A dual-threat quarterback who earned 1st-team All-American honors and finished 4th in the Heisman voting, Moore set 41 NCAA, ACC and school records during his 4 season career at UVA – many of which still stand, including 7,897 yards of total offense and 83 combined touchdown responsibility.

Moore continues to be a loyal Cavalier. After spending time as an assistant coach, he has moved into administration as UVa’s associate director of development for the athletic department, where his primary responsibility is raising funds for a new football operations facility.

Virginia Tech

Michael Vick/Tyrod Taylor

Vick played 2 seasons for the Hokies. But he accomplished so much during that short time that he’s been inducted into his school’s athletic hall of fame.

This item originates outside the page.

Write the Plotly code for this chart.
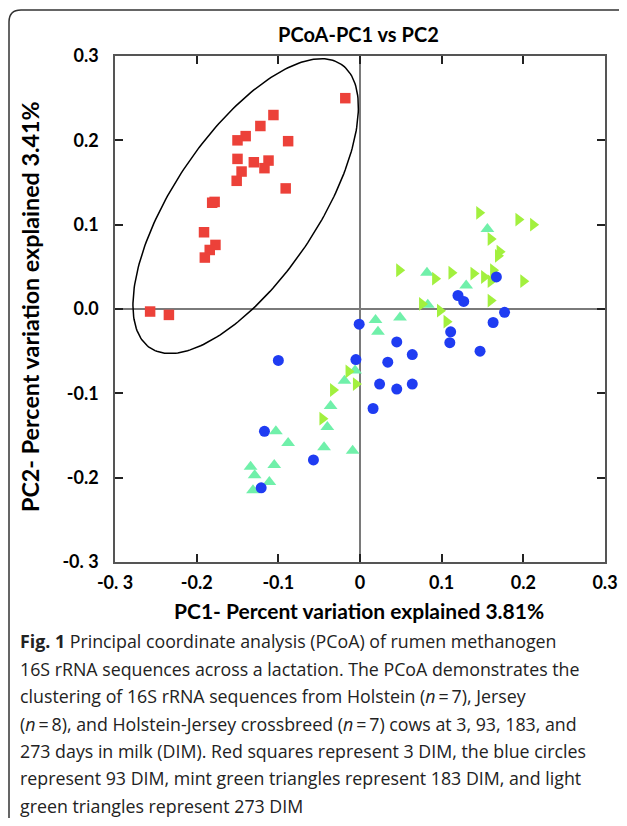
import numpy as np
import plotly.graph_objects as go

# ---------------- data ----------------
red_x = [-0.018, -0.106, -0.122, -0.140, -0.150, -0.088, -0.150, -0.130, -0.112, -0.117, -0.145,
         -0.151, -0.091, -0.178, -0.181, -0.191, -0.177, -0.184, -0.190, -0.257, -0.234]
red_y = [0.250, 0.230, 0.217, 0.205, 0.200, 0.199, 0.178, 0.174, 0.176, 0.167, 0.163,
         0.152, 0.143, 0.127, 0.126, 0.091, 0.076, 0.070, 0.061, -0.003, -0.007]

blue_x = [0.167, 0.120, 0.127, 0.177, 0.163, -0.001, 0.111, 0.110, 0.045, 0.064, 0.147,
          -0.005, 0.034, 0.024, 0.045, 0.064, -0.100, 0.016, -0.117, -0.057, -0.121]
blue_y = [0.038, 0.016, 0.009, -0.004, -0.016, -0.018, -0.027, -0.040, -0.039, -0.054, -0.050,
          -0.060, -0.063, -0.089, -0.095, -0.089, -0.061, -0.118, -0.145, -0.179, -0.212]

mint_x = [0.156, 0.082, 0.130, 0.083, 0.019, 0.049, 0.022, -0.006, -0.019, -0.036, -0.040,
          -0.103, -0.088, -0.044, -0.009, -0.134, -0.105, -0.129, -0.111, -0.131]
mint_y = [0.095, 0.043, 0.028, 0.005, -0.013, -0.010, -0.027, -0.073, -0.085, -0.115, -0.140,
          -0.145, -0.159, -0.164, -0.168, -0.187, -0.185, -0.197, -0.205, -0.215]

lime_x = [0.146, 0.194, 0.212, 0.160, 0.171, 0.169, 0.048, 0.112, 0.139, 0.163, 0.092,
          0.152, 0.160, 0.200, 0.160, 0.076, 0.098, 0.106, -0.014, -0.005, -0.033, -0.046]
lime_y = [0.114, 0.106, 0.100, 0.083, 0.068, 0.063, 0.046, 0.043, 0.042, 0.046, 0.036,
          0.038, 0.033, 0.033, 0.010, 0.006, -0.002, -0.015, -0.074, -0.089, -0.096, -0.130]

tick_vals = [-0.3, -0.2, -0.1, 0.0, 0.1, 0.2, 0.3]
x_tick_text = ["-0. 3", "-0.2", "-0.1", "0", "0.1", "0.2", "0.3"]
y_tick_text = ["-0. 3", "-0.2", "-0.1", "0.0", "0.1", "0.2", "0.3"]

title_text = "PCoA-PC1 vs PC2"
x_title = "PC1- Percent variation explained 3.81%"
y_title = "PC2- Percent variation explained 3.41%"
caption_lines = [
    "<b>Fig. 1</b> Principal coordinate analysis (PCoA) of rumen methanogen",
    "16S rRNA sequences across a lactation. The PCoA demonstrates the",
    "clustering of 16S rRNA sequences from Holstein (<i>n</i>\u2009=\u20097), Jersey",
    "(<i>n</i>\u2009=\u20098), and Holstein-Jersey crossbreed (<i>n</i>\u2009=\u20097) cows at 3, 93, 183, and",
    "273 days in milk (DIM). Red squares represent 3 DIM, the blue circles",
    "represent 93 DIM, mint green triangles represent 183 DIM, and light",
    "green triangles represent 273 DIM",
]

# ---------------- layout geometry ----------------
# The page body has an 8px default margin, so the figure is drawn 8px smaller
# and every screen position is shifted by that offset.
OFF = 8
W, H = 627 - 2 * OFF, 826 - 2 * OFF
L, R, T, B = 115, 605, 56, 562  # plot area in screen pixels
PW, PH = R - L, B - T

def px(x):
    return (x - L) / PW

def py(y):
    return (B - y) / PH

# ellipse (cluster outline) parameters
ell_cx, ell_cy = -0.140, 0.122
ell_a_px, ell_b_px, ell_theta = 171, 72, np.deg2rad(56)
ux, uy = 0.6 / PW, 0.6 / PH
t = np.linspace(0, 2 * np.pi, 241)
dxp = ell_a_px * np.cos(t) * np.cos(ell_theta) - ell_b_px * np.sin(t) * np.sin(ell_theta)
dyp = ell_a_px * np.cos(t) * np.sin(ell_theta) + ell_b_px * np.sin(t) * np.cos(ell_theta)
ell_x = ell_cx + dxp * ux
ell_y = ell_cy + dyp * uy

fig = go.Figure()
fig.add_trace(go.Scatter(x=ell_x, y=ell_y, mode="lines", line=dict(color="black", width=1.5),
                         hoverinfo="skip", showlegend=False))
fig.add_trace(go.Scatter(x=red_x, y=red_y, mode="markers", name="3 DIM",
                         marker=dict(symbol="square", size=10.5, color="#EC4139", line=dict(width=0))))
fig.add_trace(go.Scatter(x=mint_x, y=mint_y, mode="markers", name="183 DIM",
                         marker=dict(symbol="triangle-up", size=12, color="#70F0AA", line=dict(width=0))))
fig.add_trace(go.Scatter(x=lime_x, y=lime_y, mode="markers", name="273 DIM",
                         marker=dict(symbol="triangle-right", size=12, color="#A2F03E", line=dict(width=0))))
fig.add_trace(go.Scatter(x=blue_x, y=blue_y, mode="markers", name="93 DIM",
                         marker=dict(symbol="circle", size=11, color="#1F3CF2", line=dict(width=0))))

tick_font = dict(family="Lato", size=18, color="black", weight="bold")
axis_common = dict(
    range=[-0.3, 0.3], tickvals=tick_vals, showgrid=False,
    zeroline=True, zerolinecolor="#7a7a7a", zerolinewidth=1.5,
    showline=True, linecolor="#555555", linewidth=1.5, mirror="ticks",
    ticks="inside", ticklen=8, tickwidth=2, tickcolor="#222222",
    tickfont=tick_font, fixedrange=True,
)
fig.update_xaxes(**axis_common, ticktext=x_tick_text, ticklabelstandoff=4)
fig.update_yaxes(**axis_common, ticktext=y_tick_text, ticklabelstandoff=11)

annotations = [
    dict(text="<b>" + title_text + "</b>", x=px(358), y=py(34), xref="paper", yref="paper",
         showarrow=False, xanchor="center", yanchor="middle",
         font=dict(family="Lato", size=20, color="black")),
    dict(text="<b>" + x_title + "</b>", x=px(359), y=py(610), xref="paper", yref="paper",
         showarrow=False, xanchor="center", yanchor="middle",
         font=dict(family="Lato", size=21, color="black")),
    dict(text="<b>" + y_title + "</b>", x=px(30), y=py(307), xref="paper", yref="paper",
         showarrow=False, xanchor="center", yanchor="middle", textangle=-90,
         font=dict(family="Lato", size=23.3, color="black")),
]
for i, line in enumerate(caption_lines):
    annotations.append(dict(text=line, x=px(18), y=py(641 + i * 27.5), xref="paper", yref="paper",
                            showarrow=False, xanchor="left", yanchor="middle", align="left",
                            font=dict(family="Open Sans", size=17.8, color="#222222")))

# rounded outer border (left + top edges)
r = 12
border_path = (f"M {px(9)},{py(830)} L {px(9)},{py(10 + r)} "
               f"Q {px(9)},{py(10)} {px(9 + r)},{py(10)} L {px(640)},{py(10)}")

fig.update_layout(
    width=W, height=H,
    margin=dict(l=L - OFF, r=(W + OFF) - R, t=T - OFF, b=(H + OFF) - B, autoexpand=False),
    paper_bgcolor="white", plot_bgcolor="white",
    showlegend=False,
    annotations=annotations,
    shapes=[dict(type="path", path=border_path, xref="paper", yref="paper",
                 line=dict(color="#333333", width=1.5))],
)

fig.write_html("out.html")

As a redshirt freshman in 1999, he burst onto the scene by leading the nation in passing efficiency and guiding Tech to an 11-0 regular season and a spot in the Bowl Championship Series national championship game against future ACC rival Florida State. He was named Big East Player of the Year and finished 3rd in the Heisman voting.

The Hokies went 11-1 again in 2000, with their only loss coming to Miami in a game in which Vick was severely limited by an ankle injury. He finished his career with 3,279 passing yards, 1,216 rushing yards and a combined 38 touchdowns through the air and on the ground.

Tech’s best quarterback of the ACC era, Taylor, posted nearly as many passing yards and even more touchdowns in his senior season alone. Not only did he throw 2,743 yards and 24 touchdowns in 2010 to go along with 659 yards and 5 rushing scores, he also led the Hokies to an ACC championship while earning conference Player of the Year honors.

Wake Forest

Sam Hartman

Hartman followed an unusual career path during his 5 eventful seasons with the Deacons. In 2018, he became the 1st freshman in school history to start a season opener when he threw for 378 yards in an overtime win against Tulane. But he suffered a season-ending injury 8 games in. When his replacement, Jamie Newman, played well enough to earn the starting job the following year, Hartman was forced to take a redshirt.

But he stayed at Wake and when Newman transferred to Georgia in 2020, the door opened back up for him. And he made his 2nd chance count. Running coach Dave Clawson’s slow mesh RPO offense to perfection, he put together the 2 best seasons in school history – throwing for 4,228 yards and 39 touchdowns on the way to an Atlantic Division title in 2021 before posting 3,701 yards and 37 touchdowns in 2022.

His 110 touchdown passes passed Rivers for the most in ACC history. He is also 2nd all-time among the conference’s quarterbacks with 12,967 career passing yards while ranking among the top 3 in the league in several other statistical categories before transferring to Notre Dame for his final season of eligibility.